Где же союз с крестьянством, друзья,
Если у вас держимордовы меры?
Нет, господа оппозиционеры:
Классов обмануть нельзя!
И если сейчас недоволен народ,
То скажем ясно без лака:
Военный коммунизм – лихая атака,
Однако мы слишком рванулись вперед…
Ильич шагал по ковру,
Стараясь ступать по линии клеток,
Засунув пальцы нервных рук
За проймы
губсоюзского
жилета497.
Борьба за эпос в 1920-е годы – обширная тема. Возвращаясь к «Высокой болезни», мы видим, что появление в ней Ленина корреспондирует с опытами Маяковского и Сельвинского. Пастернак решил ввести «живого» Ленина в «Высокую болезнь» и связал его появление «мемуарно» со своими впечатлениями от IX съезда Советов, а «сюжетно» с появлением в поэме «звука» и его победой над «тишиной», посланницей смерти.
Два эти понятия, хотя и не персонифицированные, определяют общее движение поэтической мысли в «Высокой болезни»: это «тишина» и ее антипод – «звук»498. При этом «тишина» возникает как заместитель «звука»; исчезновение «звука» поэт воспринимает как одну из самых страшных черт эпохи:
И сон застигнутой врасплох
Земли похож был на родимчик,
На смерть, на тишину кладбищ,
На ту особенную тишь,
Что спит, окутав округ целый… (238).
«Тишина» – это исчезновение «звука»:
…Звук исчез
За гулом выросших небес (238).
Победа над зимой и ее союзником «тишиной» в поэме и в жизни приходит не от музыки, а от того, кто стал «голосовым экстрактом» истории.
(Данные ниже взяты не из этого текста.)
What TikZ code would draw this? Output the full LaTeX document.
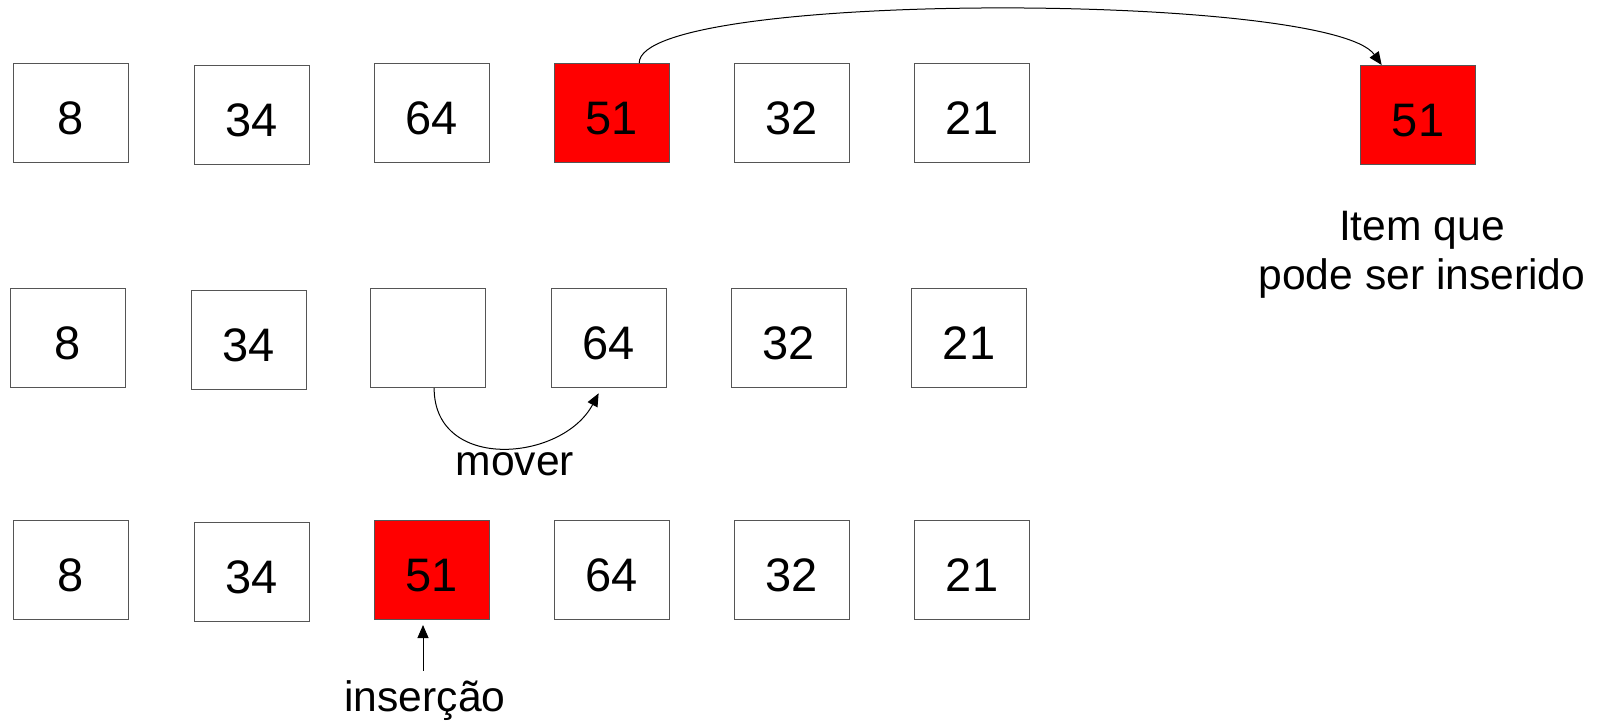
\documentclass[tikz,border=0pt]{standalone}
\usepackage{fontspec}
\setmainfont{Liberation Sans}
\usetikzlibrary{arrows.meta,positioning,calc}
\definecolor{cellred}{RGB}{255,0,0}
\definecolor{cellline}{RGB}{85,85,85}
\tikzset{
  cell/.style={draw=cellline, line width=0.5pt, fill=white, inner sep=0pt,
               minimum width=57.5pt, minimum height=49.5pt,
               text height=21pt, text depth=0pt,
               font=\fontsize{23.5}{27}\selectfont},
  hot/.style={cell, fill=cellred},
  lbl/.style={font=\fontsize{21.3}{24.5}\selectfont, align=center, inner sep=1pt},
  arr/.style={-{Triangle[length=6.5pt,width=5.5pt]}, black, line width=0.5pt},
}
\begin{document}
\begin{tikzpicture}[x=0.5pt, y=-0.5pt]
    \useasboundingbox (0,0) rectangle (1606,722);
    % linha de cima
    \node[cell] (t8)  at (70.5,113) {8};
    \node[cell] (t34) at (252,115)  {34};
    \node[cell] (t64) at (432,113)  {64};
    \node[hot]  (t51) at (611.5,113) {51};
    \node[cell] (t32) at (791.5,113) {32};
    \node[cell] (t21) at (972,113)  {21};
    \node[hot]  (key) at (1418,115) {51};
    \node[lbl]  (keylbl) at (1422,255) {Item que\\pode ser inserido};
    \draw[arr] (t51.61) .. controls (639,-10) and (1330,-8) .. (key.126);
    % linha do meio
    \node[cell] (m8)   at (67.5,338) {8};
    \node[cell] (m34)  at (249,340)  {34};
    \node[cell] (mgap) at (428,338)  {};
    \node[cell] (m64)  at (608.5,338) {64};
    \node[cell] (m32)  at (788.5,338) {32};
    \node[cell] (m21)  at (969,338)  {21};
    \node[lbl]  (mov)  at (515,464)  {mover};
    \draw[arr, shorten >=3pt] (mgap.-83) .. controls (434,472) and (562,462) .. (m64.-98);
    % linha de baixo
    \node[cell] (b8)  at (70.5,570) {8};
    \node[cell] (b34) at (252,572)  {34};
    \node[hot]  (b51) at (432,570)  {51};
    \node[cell] (b64) at (611.5,570) {64};
    \node[cell] (b32) at (791.5,570) {32};
    \node[cell] (b21) at (972,570)  {21};
    \node[lbl]  (ins) at (425,701)  {inserção};
    \draw[arr] ([xshift=-1pt, yshift=4pt]ins.north) -- ([xshift=-4.5pt, yshift=-2.5pt]b51.south);
\end{tikzpicture}
\end{document}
Почему же в поэме, кульминацией и завершением которой является речь Ленина, он, Ленин, говорит, но так, что мы его только видим, видим «лицо» его звуков, а слов не слышим? Как Пастернак решил, что Ленин у него будет бессловесным?
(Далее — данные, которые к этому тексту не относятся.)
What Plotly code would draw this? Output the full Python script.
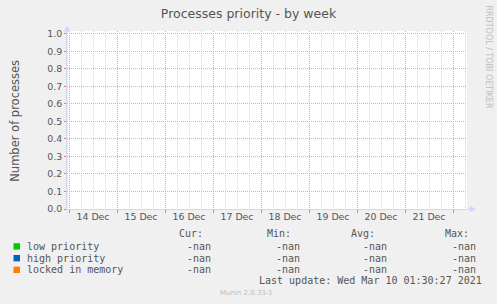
import plotly.graph_objects as go
import pandas as pd

# ---- data (all series are empty: -nan) ----
times = ["2020-12-14 00:00", "2020-12-15 00:00", "2020-12-16 00:00", "2020-12-17 00:00",
         "2020-12-18 00:00", "2020-12-19 00:00", "2020-12-20 00:00", "2020-12-21 00:00"]
low_priority = [None, None, None, None, None, None, None, None]
high_priority = [None, None, None, None, None, None, None, None]
locked_in_memory = [None, None, None, None, None, None, None, None]
series_names = ["low priority", "high priority", "locked in memory"]
series_colors = ["#00cc00", "#0066b3", "#ff8000"]
series_values = [low_priority, high_priority, locked_in_memory]
stats_cur = ["-nan", "-nan", "-nan"]
stats_min = ["-nan", "-nan", "-nan"]
stats_avg = ["-nan", "-nan", "-nan"]
stats_max = ["-nan", "-nan", "-nan"]
day_labels = ["14 Dec", "15 Dec", "16 Dec", "17 Dec", "18 Dec", "19 Dec", "20 Dec", "21 Dec"]
x_range = ["2020-12-13 23:00", "2020-12-22 07:00"]
y_range = [0, 1.016]
title = "Processes priority - by week"
y_title = "Number of processes"
last_update = "Last update: Wed Mar 10 01:30:27 2021"

W, H = 497, 304
L, R, T, B = 67, 30, 30.5, 95
PW, PH = W - L - R, H - T - B


def px(x):
    return (x - L) / PW


def py(y):
    return 1 - (y - T) / PH


TXT = "#555555"
SANS = "DejaVu Sans"
MONO = "DejaVu Sans Mono"
MGRID = "#ff9c9c"
GRID = "#d4d4d4"
AXIS = "#cfd6f8"

days = pd.to_datetime(times + ["2020-12-22 00:00"])
major_vals = [d.strftime("%Y-%m-%d %H:%M") for d in days]
minor_vals = [(d + pd.Timedelta(hours=h)).strftime("%Y-%m-%d %H:%M")
              for d in pd.to_datetime(["2020-12-13"]).append(days) for h in (6, 12, 18)]
label_vals = [(d + pd.Timedelta(hours=12)).strftime("%Y-%m-%d %H:%M") for d in pd.to_datetime(times)]

fig = go.Figure()
for name, col, vals in zip(series_names, series_colors, series_values):
    fig.add_trace(go.Scatter(x=times, y=vals, name=name, mode="lines",
                             line=dict(color=col, width=1), showlegend=False))
# invisible trace bound to the label axis
fig.add_trace(go.Scatter(x=times, y=low_priority, xaxis="x2", mode="lines",
                         showlegend=False, hoverinfo="skip"))

fig.update_layout(
    width=W, height=H,
    margin=dict(l=L, r=R, t=T, b=B, pad=0),
    paper_bgcolor="#f0f0f0", plot_bgcolor="#ffffff",
    showlegend=False,
    title=dict(text=title, x=0.5, xref="container", xanchor="center",
               y=1 - 14 / H, yref="container", yanchor="middle",
               font=dict(family=SANS, size=12.5, color=TXT)),
    xaxis=dict(
        type="date", range=x_range,
        tickmode="array", tickvals=major_vals, showticklabels=False,
        showgrid=True, gridcolor=MGRID, griddash="1px,1px", gridwidth=1,
        minor=dict(tickmode="array", tickvals=minor_vals, showgrid=True,
                   gridcolor=GRID, griddash="1px,1px", gridwidth=1),
        ticks="outside", ticklen=3, tickcolor="#ff7070", tickwidth=1,
        showline=True, linecolor=AXIS, linewidth=1, zeroline=False,
    ),
    xaxis2=dict(
        type="date", range=x_range, overlaying="x", anchor="y", side="bottom",
        tickmode="array", tickvals=label_vals, ticktext=day_labels,
        showgrid=False, ticks="", showline=False, zeroline=False,
        ticklabelstandoff=1,
        tickfont=dict(family=SANS, size=9.4, color=TXT),
    ),
    yaxis=dict(
        range=y_range, dtick=0.1, tick0=0, tickformat=".1f",
        showgrid=True, gridcolor=MGRID, griddash="1px,1px", gridwidth=1,
        ticks="outside", ticklen=2, tickcolor="#ff7070", tickwidth=1,
        showline=True, linecolor=AXIS, linewidth=1, zeroline=False,
        tickfont=dict(family=SANS, size=9.4, color=TXT),
    ),
)

# axis arrows
shapes = []
shapes.append(dict(type="path", xref="paper", yref="paper",
                   path=f"M {px(64)} {py(31)} L {px(70)} {py(31)} L {px(67)} {py(25)} Z",
                   fillcolor=AXIS, line=dict(width=0)))
shapes.append(dict(type="line", xref="paper", yref="paper",
                   x0=px(67), x1=px(67), y0=py(31), y1=py(209), line=dict(color=AXIS, width=1)))
shapes.append(dict(type="line", xref="paper", yref="paper",
                   x0=px(467), x1=px(470), y0=py(209), y1=py(209), line=dict(color=AXIS, width=1)))
shapes.append(dict(type="path", xref="paper", yref="paper",
                   path=f"M {px(470)} {py(206)} L {px(470)} {py(212)} L {px(476)} {py(209)} Z",
                   fillcolor=AXIS, line=dict(width=0)))

ann = []
ann.append(dict(text=y_title, textangle=-90, x=px(15), y=py(120.5), xref="paper", yref="paper",
                showarrow=False, xanchor="center", yanchor="middle", borderpad=0,
                font=dict(family=SANS, size=11.5, color=TXT)))
ann.append(dict(text="RRDTOOL / TOBI OETIKER", textangle=90, x=px(488.5), y=py(56.5),
                xref="paper", yref="paper", showarrow=False, xanchor="center", yanchor="middle",
                borderpad=0, font=dict(family=SANS, size=8, color="#bdbdbd")))

row_y = [246.5, 258.3, 270.0]
header_y = 233.3
for txt, xr in zip(["Cur:", "Min:", "Avg:", "Max:"], [204, 292, 375.5, 470]):
    ann.append(dict(text=txt, x=px(xr), y=py(header_y), xref="paper", yref="paper",
                    showarrow=False, xanchor="right", yanchor="middle", borderpad=0,
                    font=dict(family=MONO, size=10, color=TXT)))
for i, name in enumerate(series_names):
    yy = row_y[i]
    shapes.append(dict(type="rect", xref="paper", yref="paper",
                       x0=px(13.5), x1=px(20), y0=py(yy - 3.2), y1=py(yy + 3.2),
                       fillcolor=series_colors[i], line=dict(width=0)))
    ann.append(dict(text=name, x=px(25.5), y=py(yy), xref="paper", yref="paper",
                    showarrow=False, xanchor="left", yanchor="middle", borderpad=0,
                    font=dict(family=MONO, size=10, color=TXT)))
    for vals, xr in zip([stats_cur, stats_min, stats_avg, stats_max], [211.5, 301, 388, 477]):
        ann.append(dict(text=vals[i], x=px(xr), y=py(yy), xref="paper", yref="paper",
                        showarrow=False, xanchor="right", yanchor="middle", borderpad=0,
                        font=dict(family=MONO, size=10, color=TXT)))
ann.append(dict(text=last_update, x=px(482.5), y=py(280.5), xref="paper", yref="paper",
                showarrow=False, xanchor="right", yanchor="middle", borderpad=0,
                font=dict(family=MONO, size=10, color=TXT)))
ann.append(dict(text="Munin 2.0.33-1", x=px(218.5), y=py(293.5), xref="paper", yref="paper",
                showarrow=False, xanchor="left", yanchor="middle", borderpad=0,
                font=dict(family=SANS, size=7, color="#bdbdbd")))

fig.update_layout(shapes=shapes, annotations=ann)
fig.write_html("out.html")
В отличие от Николая II, который не персонифицирован в «Высокой болезни», Ленин в ней появляется, он дан через восприятие поэта, он двигается, он жестикулирует, и про него сказано, что
…(Э)та голая картавость
Отчитывалась вслух во всем,
Что кровью былей начерталось:
Он был их звуковым лицом (244).
Этот смело употребленный Пастернаком образ становится понятен только через Блока, который в «Крушении гуманизма» писал, что «несовершенные создания, обрывки вымыслов, гораздо более великих, резервуары звуков, успевшие вобрать в себя лишь малую часть того, что носилось в бреду творческого сознания. Сама Милосская Венера есть некий звуковой чертеж, найденный в мраморе, и она обладает бытием независимо от того, разобьют ее статую или не разобьют» (6, 109).
Если статуя может стать звуковым чертежом, то и речь автора может быть «звуковым лицом». И все же почему Ленин у Пастернака, как в фильме Эйзенштейна «Октябрь», не говорит, почему он бессловесен, тогда как у Маяковского и Сельвинского он говорит цитатами из своих статей и речей? В поэме нет ни малейшего намека на конкретное содержание речей Ленина. «Антинамеком» можно считать строку «слова могли быть о мазуте», поскольку «мазут» как таковой не был упомянут в речи, но о топливном кризисе Ленин говорил подробно и с особенной надеждой на его «минерализацию», то есть замену дров углем и торфом. Предполагаю, что Пастернака не могло не поразить своей убежденностью то объяснение, которое Ленин давал победе большевиков над всеми противостоящими силами: «Мы оказались правы в самом основном. Мы оказались правы в своих предвидениях и своих расчетах»499. Отсюда утверждение: «Он управлял теченьем мыслей и только потому страной».
В этих строках уже не спор с Блоком, а совершенное с ним несогласие. Пастернак объявляет причиной победы большевиков те «рационалистические обобщения», которые презрительно отвергал Блок во имя «музыкальных ритмов», во имя стихии.